No big tax shift on corporations
Business reaction to the speech has been mostly one of relief, with the South African currency, the rand, gaining in strength in the lead up to the speech as the ruling African National Congress (ANC) party sent out signals that there would be no major shifting of tax burdens under the new Zuma government.
Union leaders, too, were supportive. Patrick Craven, spokesman for the Congress of South African Trades Unions, applauded Zuma’s promise of 500,000 new jobs per year, and 4 million new jobs by 2014. South Africa is expected to lose 250,000 jobs this year due to the recession.
The gentle purr of union leaders today marks a stark contrast to the roar of the first weeks of Zuma’s presidency, in which most major unions, from the mine workers to teachers to doctors and bus drivers, have gone on strike.

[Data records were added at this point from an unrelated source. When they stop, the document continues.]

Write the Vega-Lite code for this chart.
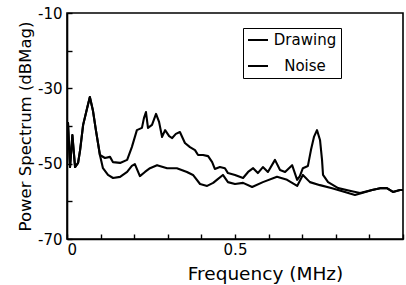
{
  "$schema": "https://vega.github.io/schema/vega-lite/v6.json",
  "autosize": {"type": "none"},
  "padding": {"left": 67, "top": 13, "right": 3, "bottom": 46},
  "width": 336,
  "height": 226,
  "background": "white",
  "config": {
    "font": "DejaVu Sans",
    "view": {"stroke": "black", "strokeWidth": 1.6},
    "axis": {"domainColor": "black", "domainWidth": 1.6, "tickColor": "black", "tickWidth": 1.4, "labelColor": "black", "titleColor": "black", "grid": false, "titleFontWeight": "normal"}
  },
  "data": {"values": [
    {"s":"Drawing","f":0.0,"db":-46.4},{"s":"Drawing","f":0.003,"db":-39.2},{"s":"Drawing","f":0.009,"db":-50.9},{"s":"Drawing","f":0.016,"db":-42.4},{"s":"Drawing","f":0.024,"db":-50.9},{"s":"Drawing","f":0.033,"db":-49.8},{"s":"Drawing","f":0.039,"db":-46.4},{"s":"Drawing","f":0.048,"db":-39.7},{"s":"Drawing","f":0.06,"db":-35.2},{"s":"Drawing","f":0.068,"db":-32.3},{"s":"Drawing","f":0.077,"db":-35.8},{"s":"Drawing","f":0.086,"db":-41.1},{"s":"Drawing","f":0.098,"db":-47.7},{"s":"Drawing","f":0.113,"db":-48.5},{"s":"Drawing","f":0.128,"db":-48.2},{"s":"Drawing","f":0.137,"db":-49.6},{"s":"Drawing","f":0.158,"db":-49.8},{"s":"Drawing","f":0.179,"db":-49.0},{"s":"Drawing","f":0.193,"db":-45.6},{"s":"Drawing","f":0.208,"db":-41.1},{"s":"Drawing","f":0.223,"db":-40.5},{"s":"Drawing","f":0.229,"db":-37.9},{"s":"Drawing","f":0.235,"db":-36.3},{"s":"Drawing","f":0.241,"db":-40.5},{"s":"Drawing","f":0.253,"db":-39.7},{"s":"Drawing","f":0.265,"db":-36.8},{"s":"Drawing","f":0.274,"db":-38.9},{"s":"Drawing","f":0.283,"db":-42.9},{"s":"Drawing","f":0.292,"db":-41.1},{"s":"Drawing","f":0.304,"db":-42.7},{"s":"Drawing","f":0.313,"db":-43.2},{"s":"Drawing","f":0.324,"db":-42.1},{"s":"Drawing","f":0.336,"db":-41.6},{"s":"Drawing","f":0.351,"db":-44.5},{"s":"Drawing","f":0.366,"db":-45.6},{"s":"Drawing","f":0.381,"db":-46.4},{"s":"Drawing","f":0.39,"db":-47.7},{"s":"Drawing","f":0.405,"db":-47.7},{"s":"Drawing","f":0.42,"db":-48.0},{"s":"Drawing","f":0.432,"db":-49.6},{"s":"Drawing","f":0.44,"db":-51.4},{"s":"Drawing","f":0.455,"db":-50.9},{"s":"Drawing","f":0.47,"db":-51.2},{"s":"Drawing","f":0.479,"db":-52.5},{"s":"Drawing","f":0.5,"db":-53.0},{"s":"Drawing","f":0.524,"db":-53.8},{"s":"Drawing","f":0.539,"db":-52.2},{"s":"Drawing","f":0.554,"db":-51.2},{"s":"Drawing","f":0.568,"db":-52.5},{"s":"Drawing","f":0.583,"db":-50.9},{"s":"Drawing","f":0.598,"db":-52.2},{"s":"Drawing","f":0.619,"db":-49.0},{"s":"Drawing","f":0.634,"db":-51.7},{"s":"Drawing","f":0.649,"db":-52.2},{"s":"Drawing","f":0.67,"db":-50.4},{"s":"Drawing","f":0.685,"db":-54.3},{"s":"Drawing","f":0.693,"db":-53.3},{"s":"Drawing","f":0.702,"db":-51.2},{"s":"Drawing","f":0.717,"db":-50.6},{"s":"Drawing","f":0.726,"db":-46.4},{"s":"Drawing","f":0.735,"db":-42.9},{"s":"Drawing","f":0.744,"db":-41.1},{"s":"Drawing","f":0.753,"db":-43.7},{"s":"Drawing","f":0.759,"db":-49.0},{"s":"Drawing","f":0.762,"db":-53.0},{"s":"Drawing","f":0.777,"db":-54.9},{"s":"Drawing","f":0.807,"db":-56.5},{"s":"Drawing","f":0.848,"db":-57.3},{"s":"Drawing","f":0.872,"db":-57.8},{"s":"Drawing","f":0.908,"db":-57.0},{"s":"Drawing","f":0.932,"db":-56.5},{"s":"Drawing","f":0.952,"db":-56.5},{"s":"Drawing","f":0.97,"db":-57.5},{"s":"Drawing","f":0.991,"db":-57.0},{"s":"Drawing","f":1.0,"db":-57.0},
    {"s":"Noise","f":0.0,"db":-46.4},{"s":"Noise","f":0.003,"db":-39.2},{"s":"Noise","f":0.009,"db":-50.9},{"s":"Noise","f":0.016,"db":-42.4},{"s":"Noise","f":0.024,"db":-50.9},{"s":"Noise","f":0.033,"db":-49.8},{"s":"Noise","f":0.039,"db":-46.4},{"s":"Noise","f":0.048,"db":-39.7},{"s":"Noise","f":0.06,"db":-35.2},{"s":"Noise","f":0.068,"db":-32.3},{"s":"Noise","f":0.077,"db":-35.8},{"s":"Noise","f":0.086,"db":-41.1},{"s":"Noise","f":0.098,"db":-47.7},{"s":"Noise","f":0.107,"db":-51.2},{"s":"Noise","f":0.122,"db":-53.0},{"s":"Noise","f":0.137,"db":-53.8},{"s":"Noise","f":0.158,"db":-53.5},{"s":"Noise","f":0.179,"db":-52.2},{"s":"Noise","f":0.193,"db":-50.6},{"s":"Noise","f":0.202,"db":-50.1},{"s":"Noise","f":0.217,"db":-53.3},{"s":"Noise","f":0.232,"db":-52.2},{"s":"Noise","f":0.247,"db":-51.2},{"s":"Noise","f":0.268,"db":-50.4},{"s":"Noise","f":0.298,"db":-51.2},{"s":"Noise","f":0.327,"db":-51.2},{"s":"Noise","f":0.357,"db":-52.2},{"s":"Noise","f":0.375,"db":-53.0},{"s":"Noise","f":0.396,"db":-55.4},{"s":"Noise","f":0.417,"db":-55.9},{"s":"Noise","f":0.435,"db":-55.1},{"s":"Noise","f":0.446,"db":-54.3},{"s":"Noise","f":0.464,"db":-53.0},{"s":"Noise","f":0.479,"db":-54.9},{"s":"Noise","f":0.5,"db":-55.4},{"s":"Noise","f":0.524,"db":-55.1},{"s":"Noise","f":0.551,"db":-56.2},{"s":"Noise","f":0.583,"db":-54.9},{"s":"Noise","f":0.625,"db":-53.5},{"s":"Noise","f":0.655,"db":-54.3},{"s":"Noise","f":0.685,"db":-55.9},{"s":"Noise","f":0.702,"db":-53.0},{"s":"Noise","f":0.723,"db":-54.9},{"s":"Noise","f":0.753,"db":-55.7},{"s":"Noise","f":0.789,"db":-56.5},{"s":"Noise","f":0.827,"db":-57.5},{"s":"Noise","f":0.857,"db":-58.3},{"s":"Noise","f":0.878,"db":-57.8},{"s":"Noise","f":0.908,"db":-57.0},{"s":"Noise","f":0.932,"db":-56.5},{"s":"Noise","f":0.952,"db":-56.5},{"s":"Noise","f":0.97,"db":-57.5},{"s":"Noise","f":0.991,"db":-57.0},{"s":"Noise","f":1.0,"db":-57.0}
  ]},
  "mark": {"type": "line", "strokeWidth": 2.1, "strokeJoin": "round", "clip": true},
  "encoding": {
    "x": {
      "field": "f", "type": "quantitative",
      "scale": {"domain": [0, 1], "nice": false, "zero": false},
      "axis": {
        "values": [0, 0.1, 0.2, 0.3, 0.4, 0.5, 0.6, 0.7, 0.8, 0.9, 1],
        "labelExpr": "datum.value == 0 ? '0' : (abs(datum.value - 0.5) < 0.001 ? '0.5' : '')",
        "tickSize": -5, "labelPadding": 8, "labelFontSize": 15,
        "title": "Frequency (MHz)", "titleFontSize": 18.5, "titleX": 198, "titleY": 25
      }
    },
    "y": {
      "field": "db", "type": "quantitative",
      "scale": {"domain": [-70, -10], "nice": false, "zero": false},
      "axis": {
        "values": [-10, -20, -30, -40, -50, -60, -70],
        "labelExpr": "datum.value % 20 != 0 ? '-' + abs(datum.value) : ''",
        "tickSize": -5, "labelPadding": 10, "labelFontSize": 15,
        "title": "Power Spectrum (dBMag)", "titleFontSize": 16.5, "titlePadding": 4
      }
    },
    "color": {
      "field": "s", "type": "nominal",
      "scale": {"domain": ["Drawing", "Noise"], "range": ["black", "black"]},
      "legend": {
        "title": null, "orient": "none", "legendX": 176, "legendY": 15,
        "strokeColor": "black", "padding": 4, "symbolType": "stroke",
        "symbolSize": 400, "symbolStrokeWidth": 2, "labelFontSize": 15,
        "labelColor": "black", "rowPadding": 10, "clipHeight": 16,
        "labelAlign": "center", "labelOffset": 36
      }
    }
  }
}
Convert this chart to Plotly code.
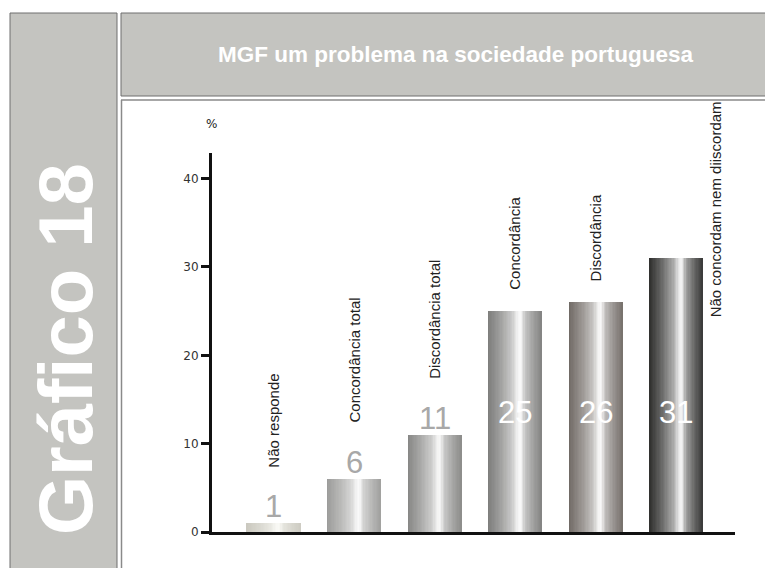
import numpy as np
import plotly.graph_objects as go

# ---- data ----
categories = ["Não responde", "Concordância total", "Discordância total",
              "Concordância", "Discordância", "Não concordam nem diiscordam"]
values = [1, 6, 11, 25, 26, 31]
y_ticks = [0, 10, 20, 30, 40]
title_text = "MGF um problema na sociedade portuguesa"
side_text = "Gráfico 18"

# ---- style ----
OFF = 8  # page body margin
W, H = 773 - OFF, 568 - OFF
L, R, T, B = 212, 735, 153, 532  # plot area in reference pixels
FONT = "Liberation Sans, Arial, sans-serif"
TICKFONT = "DejaVu Sans, Verdana, sans-serif"
edge_cols = [(200, 198, 188), (150, 150, 148), (128, 128, 126),
             (118, 118, 116), (104, 97, 92), (36, 36, 34)]
hi_cols = [(250, 250, 246), (250, 250, 250), (248, 248, 248),
           (250, 250, 250), (250, 250, 250), (245, 245, 245)]
tp = [0.0, 0.25, 0.45, 0.55, 0.6, 0.68, 0.85, 1.0]
gp = [0.05, 0.35, 0.65, 0.95, 1.0, 0.6, 0.3, 0.1]
bw = 0.67
N = 40


def px_x(px):
    return (px - L) / (R - L)


def px_y(py):
    return (B - py) / (B - T)


fig = go.Figure()
x_idx = list(range(len(categories)))
for k in range(N):
    t = (k + 0.5) / N
    g = float(np.interp(t, tp, gp))
    cols = []
    for e, h in zip(edge_cols, hi_cols):
        c = [int(round(e[i] + (h[i] - e[i]) * g)) for i in range(3)]
        cols.append(f"rgb({c[0]},{c[1]},{c[2]})")
    off = -bw / 2 + k * bw / N
    wid = min(bw / N * 1.6, bw / 2 - off)
    fig.add_trace(go.Bar(x=x_idx, y=values, width=wid, offset=off,
                         marker=dict(color=cols, line=dict(width=0)),
                         hoverinfo="skip", showlegend=False))

annotations = []
# value labels
for i, v in enumerate(values):
    if v >= 20:
        annotations.append(dict(x=i, y=13.5, xref="x", yref="y", text=str(v),
                                showarrow=False, yanchor="middle", xanchor="center",
                                font=dict(family=FONT, size=31, color="white")))
    else:
        annotations.append(dict(x=i, y=v, xref="x", yref="y", text=str(v),
                                showarrow=False, yanchor="bottom", xanchor="center",
                                yshift=-3,
                                font=dict(family=FONT, size=31, color="#a8a8a8")))
# category labels
for i, (c, v) in enumerate(zip(categories, values)):
    if i == len(categories) - 1:
        annotations.append(dict(x=i, y=v, xref="x", yref="y", text=c,
                                showarrow=False, textangle=-90, xshift=39,
                                xanchor="center", yanchor="top", yshift=159,
                                font=dict(family=FONT, size=15, color="#222")))
    else:
        ys = 54 if v < 20 else 19
        annotations.append(dict(x=i, y=v, xref="x", yref="y", text=c,
                                showarrow=False, textangle=-90, xanchor="center",
                                yanchor="bottom", yshift=ys,
                                font=dict(family=FONT, size=15, color="#222")))
# % label
annotations.append(dict(x=px_x(211), y=px_y(124), xref="paper", yref="paper",
                        text="%", showarrow=False, xanchor="center", yanchor="middle",
                        font=dict(family=TICKFONT, size=12, color="#222")))
# title
annotations.append(dict(x=px_x(456), y=px_y(55), xref="paper", yref="paper",
                        text=f"<b>{title_text}</b>", showarrow=False,
                        xanchor="center", yanchor="middle",
                        font=dict(family=FONT, size=22.5, color="white")))
# side title
annotations.append(dict(x=px_x(65), y=px_y(349), xref="paper", yref="paper",
                        text=f"<b>{side_text}</b>", showarrow=False, textangle=-90,
                        xanchor="center", yanchor="middle",
                        font=dict(family=FONT, size=76, color="white")))

shapes = [
    # left panel
    dict(type="rect", xref="paper", yref="paper", x0=px_x(10), x1=px_x(117),
         y0=px_y(13), y1=px_y(580), fillcolor="#c4c4c0",
         line=dict(color="#6e6e6e", width=1), layer="below"),
    # title band
    dict(type="rect", xref="paper", yref="paper", x0=px_x(121), x1=px_x(790),
         y0=px_y(13), y1=px_y(96), fillcolor="#c4c4c0",
         line=dict(color="#6e6e6e", width=1), layer="below"),
    # content frame lines
    dict(type="line", xref="paper", yref="paper", x0=px_x(121), x1=px_x(790),
         y0=px_y(100), y1=px_y(100), line=dict(color="#8a8a8a", width=1.5)),
    dict(type="line", xref="paper", yref="paper", x0=px_x(121.5), x1=px_x(121.5),
         y0=px_y(100), y1=px_y(580), line=dict(color="#8a8a8a", width=1.5)),
]

fig.update_layout(
    width=W, height=H,
    margin=dict(l=L - OFF, r=(W + OFF) - R, t=T - OFF, b=(H + OFF) - B, pad=0),
    paper_bgcolor="white", plot_bgcolor="white",
    barmode="overlay", bargap=0,
    showlegend=False,
    annotations=annotations, shapes=shapes,
    xaxis=dict(range=[-0.763, 5.73], showticklabels=False, ticks="",
               showgrid=False, zeroline=False, showline=True,
               linecolor="#111", linewidth=3, fixedrange=True),
    yaxis=dict(range=[0, 42.9], tickvals=y_ticks, ticks="outside", ticklen=8,
               tickwidth=3, tickcolor="#111", showgrid=False, zeroline=False,
               showline=True, linecolor="#111", linewidth=3,
               tickfont=dict(family=TICKFONT, size=12, color="#333"),
               fixedrange=True),
)

fig.write_html("out.html")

Yet while Zuma’s critics appear to be calmed by Zuma’s state of the union speech, many of Zuma’s promises have been ANC goals since the former liberation party took power in 1994. Some experts say that the only real difference in this speech is in the man who gave it.
Zuma with an 'Mbeki face'
“This was an Mbeki approach with a smiling face,” says Steven Friedman, a political analyst at the Institute for Democracy in Southern Africa in Tshwane (Pretoria). “The tone was different because (Presidents Zuma and Mbeki) are different people. When Zuma talks about everyone pulling on the oars together, that is an invitation. With Mbeki it sounded like instruction.”
Zuma’s pragmatism may make it difficult for Zuma’s cabinet to focus energy on top priorities, Mr. Friedman adds, but “that is the reality of South Africa.”
“You cannot achieve much unless you bring business on board, and you have to have labor on board too,” says Friedman. “The alternative is a tremendous drop in business confidence, and endless strikes.”